In an address before the 2008 AICPA National Conference on Current SEC and PCAOB Developments on December 10, 2008, James L. Kroeker, Deputy Chief Accountant at the SEC, provided some small insight into the direction the Commission may be heading with regard to mark-to-market accounting. Avoiding the finer points of the ongoing debate about mark-to-market accounting, Mr. Kroeker framed his comments in areas where the Commission is finding concensus among investors, companies, and other market participants affected by current market conditions.
[T]he input we have received to-date makes clear that there is room for improvement in the current accounting and reporting framework. For example, there appears to be general agreement that investors could be better served by a more stream-lined model for addressing impairments of assets that are not held for trading purposes. Most agree that the current framework for impairment can be challenging to apply, and the utility of information to investors can be improved.
As a second example, investors have clearly indicated a view that the current concept of mark-to-market accounting increases the transparency of reported financial information, and they have indicated how important this has been to them in the current environment. However, where inactive or illiquid markets exist for a given instrument, we have heard from many that additional training and tools would be helpful as preparers and auditors address front-line issues.

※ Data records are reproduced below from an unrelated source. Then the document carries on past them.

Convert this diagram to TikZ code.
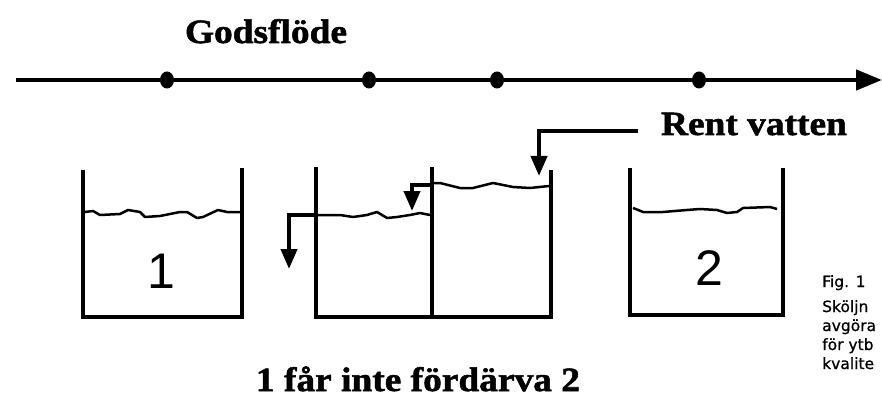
\documentclass[tikz,border=0pt]{standalone}
\usepackage{fontspec}
\setmainfont{Liberation Serif}
\newfontfamily\headfont[FakeStretch=1.1,FakeBold=1.5]{Liberation Serif}
\newfontfamily\capfont[FakeBold=0.8]{DejaVu Sans}
\newfontfamily\numfont{Liberation Sans}
\usetikzlibrary{arrows.meta,shapes.geometric}
\begin{document}
\begin{tikzpicture}[x=1pt,y=-1pt,
  wall/.style={line width=4pt,line join=miter},
  water/.style={line width=2.5pt,line join=round},
  pipe/.style={line width=4pt,line join=miter,-{Triangle[width=16pt,length=20pt]}},
  flowline/.style={line width=4.5pt,-{Triangle[width=20pt,length=26pt]}},
  flowdot/.style={ellipse,fill=black,inner sep=0pt,minimum width=14pt,minimum height=17pt},
  headtext/.style={font=\headfont\bfseries\fontsize{34}{34}\selectfont,inner sep=0pt},
  captext/.style={font=\capfont\fontsize{15.5}{15.5}\selectfont,inner sep=0pt,anchor=base west},
  numtext/.style={font=\numfont\fontsize{50}{50}\selectfont,inner sep=0pt,anchor=base}]
\clip (0,0) rectangle (882,398);
\fill[white] (0,0) rectangle (882,398);

% flow line
\coordinate (fs) at (16,80);
\coordinate (fe) at (882,80);
\draw[flowline] (fs) -- (fe);
\node[flowdot] (d1) at (167,80) {};
\node[flowdot] (d2) at (369,80) {};
\node[flowdot] (d3) at (497,80) {};
\node[flowdot] (d4) at (699,80) {};
\node[headtext,anchor=base] (gods) at (266,43) {Godsflöde};

% tank 1
\draw[wall] (83,170) -- (83,317) -- (242,317) -- (242,168);
\draw[water] (85,212) -- (93,211) -- (100,215) -- (120,214) -- (128,210) -- (140,212) -- (145,217) -- (160,216) -- (180,212) -- (187,212) -- (197,218) -- (203,217) -- (218,210) -- (227,212) -- (240,212);
\node[numtext] (n1) at (161,288) {1};

% middle double tank
\draw[wall] (316,167) -- (316,317) -- (551,317) -- (551,170);
\draw[wall] (432,167) -- (432,317);
\draw[water] (318,215) -- (340,215) -- (353,217) -- (367,215) -- (377,212) -- (387,218) -- (397,217) -- (410,215) -- (420,213) -- (430,215);
\draw[water] (434,183) -- (440,183) -- (460,188) -- (473,188) -- (493,183) -- (513,187) -- (530,188) -- (549,186);

% overflow right -> left compartment
\coordinate (o1s) at (432,185);
\coordinate (o1c) at (412,185);
\coordinate (o1e) at (412,211);
\draw[pipe] (o1s) -- (o1c) -- (o1e);

% outflow from left compartment
\coordinate (o2s) at (316,215);
\coordinate (o2c) at (289,215);
\coordinate (o2e) at (289,269);
\draw[pipe] (o2s) -- (o2c) -- (o2e);

% clean water inlet
\node[headtext,anchor=base] (rent) at (754,135) {Rent vatten};
\coordinate (rs) at (638,131);
\coordinate (rc) at (539,131);
\coordinate (re) at (539,176);
\draw[pipe] (rs) -- (rc) -- (re);

% tank 2
\draw[wall] (630,168) -- (630,315) -- (783,315) -- (783,168);
\draw[water] (633,208) -- (643,212) -- (663,212) -- (687,210) -- (700,209) -- (717,210) -- (727,213) -- (737,212) -- (743,208) -- (770,207) -- (777,209);
\node[numtext] (n2) at (709,285) {2};

% bottom text
\node[headtext,anchor=base] (rule) at (418,391) {1 får inte fördärva 2};

% caption, as far as the picture shows it
\node[captext] (c1) at (822,287) {Fig. 1};
\node[captext] (c2) at (822,312) {Sköljn};
\node[captext] (c3) at (822,331) {avgöra};
\node[captext] (c4) at (822,350) {för ytb};
\node[captext] (c5) at (822,369) {kvalite};
\end{tikzpicture}
\end{document}
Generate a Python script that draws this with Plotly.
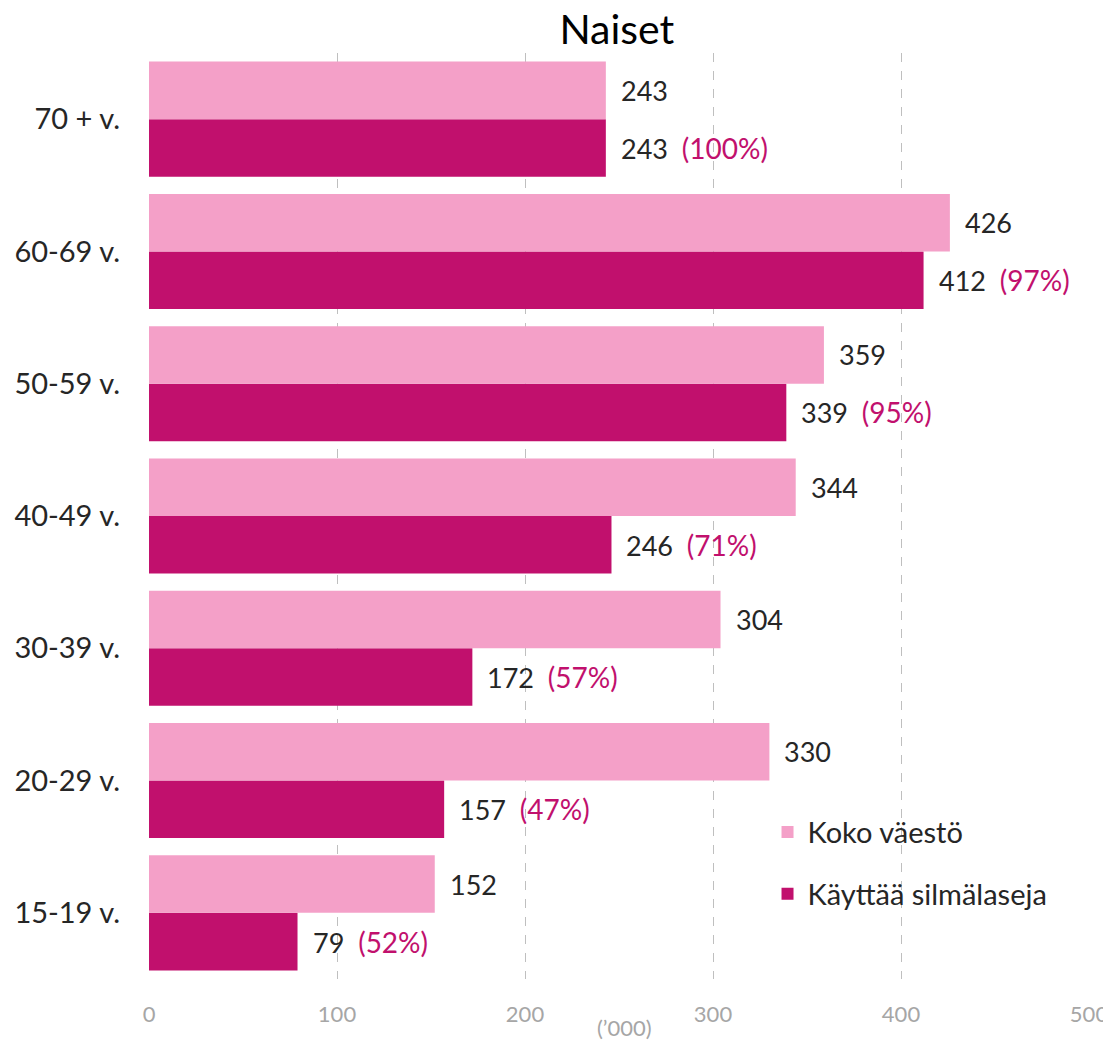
import plotly.graph_objects as go

categories = ["15-19 v.", "20-29 v.", "30-39 v.", "40-49 v.", "50-59 v.", "60-69 v.", "70 + v."]
koko_vaesto = [152, 330, 304, 344, 359, 426, 243]
kayttaa_silmalaseja = [79, 157, 172, 246, 339, 412, 243]
osuus = ["52%", "47%", "57%", "71%", "95%", "97%", "100%"]
x_ticks = [0, 100, 200, 300, 400, 500]

LIGHT = "#F4A0C8"
DARK = "#C1106D"
FONT = "Lato"

fig = go.Figure()
fig.add_trace(go.Bar(
    y=categories, x=kayttaa_silmalaseja, orientation="h", name="Käyttää silmälaseja",
    marker=dict(color=DARK, line=dict(width=0)), legendrank=2, legendgroup="b",
    hoverinfo="skip",
))
fig.add_trace(go.Bar(
    y=categories, x=koko_vaesto, orientation="h", name="Koko väestö",
    marker=dict(color=LIGHT, line=dict(width=0)), legendrank=1, legendgroup="a",
    hoverinfo="skip",
))

annotations = []
off = 0.2175
for i, cat in enumerate(categories):
    annotations.append(dict(
        x=koko_vaesto[i], y=i + off, xref="x", yref="y", text=str(koko_vaesto[i]),
        showarrow=False, xanchor="left", yanchor="middle", xshift=13,
        font=dict(family=FONT, size=27, color="#262626"),
    ))
    annotations.append(dict(
        x=kayttaa_silmalaseja[i], y=i - off, xref="x", yref="y",
        text=f"{kayttaa_silmalaseja[i]}  <span style='color:{DARK};font-size:28px'>({osuus[i]})</span>",
        showarrow=False, xanchor="left", yanchor="middle", xshift=13,
        font=dict(family=FONT, size=27, color="#262626"),
    ))
annotations.append(dict(
    x=0.506, y=-0.052, xref="paper", yref="paper", text="(’000)", showarrow=False,
    xanchor="center", yanchor="middle", font=dict(family=FONT, size=22, color="#A6A6A6"),
))

fig.update_layout(
    width=1103, height=1033,
    margin=dict(l=141, r=22, t=45, b=62, autoexpand=False),
    paper_bgcolor="white", plot_bgcolor="white",
    barmode="group", bargap=0.13, bargroupgap=0,
    title=dict(text="Naiset", x=0.552, xanchor="center", y=0.979, yanchor="middle",
               font=dict(family=FONT, size=41, color="black")),
    showlegend=True,
    legend=dict(x=0.658, y=0.186, xanchor="left", yanchor="top",
                font=dict(family=FONT, size=29, color="#262626"),
                traceorder="grouped", tracegroupgap=21, bgcolor="rgba(0,0,0,0)"),
    annotations=annotations,
    xaxis=dict(range=[0, 500], tickvals=x_ticks, showgrid=True, gridcolor="#BFBFBF",
               griddash="dash", gridwidth=1, zeroline=False, showline=False,
               ticks="", tickfont=dict(family=FONT, size=22, color="#A6A6A6"),
               ticklabelstandoff=20, automargin=False),
    yaxis=dict(categoryorder="array", categoryarray=categories, showgrid=False,
               zeroline=False, showline=False, ticks="",
               tickfont=dict(family=FONT, size=29, color="#262626"),
               ticklabelstandoff=28, automargin=False),
)

fig.write_html("out.html")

As a last example, and in line with one of the recommendations of the SEC’s recent Advisory Committee on Improvements to Financial Reporting, we have again heard about the importance of fostering an environment where reasonable judgments are both developed and respected.
These remarks indicate that investors, companies, and other market participants see beneficial value in the continued use of mark-to-market accounting, but perhaps with alterations or clarifications for assets not held for trading, and in instances where markets for a security are inactive or illiquid. The key point is that investors, companies, market participants, and regulators seem to have expressed a preference for a model in which reasonable and well-founded judgements in fair valuation can still provide the most transparency and quality.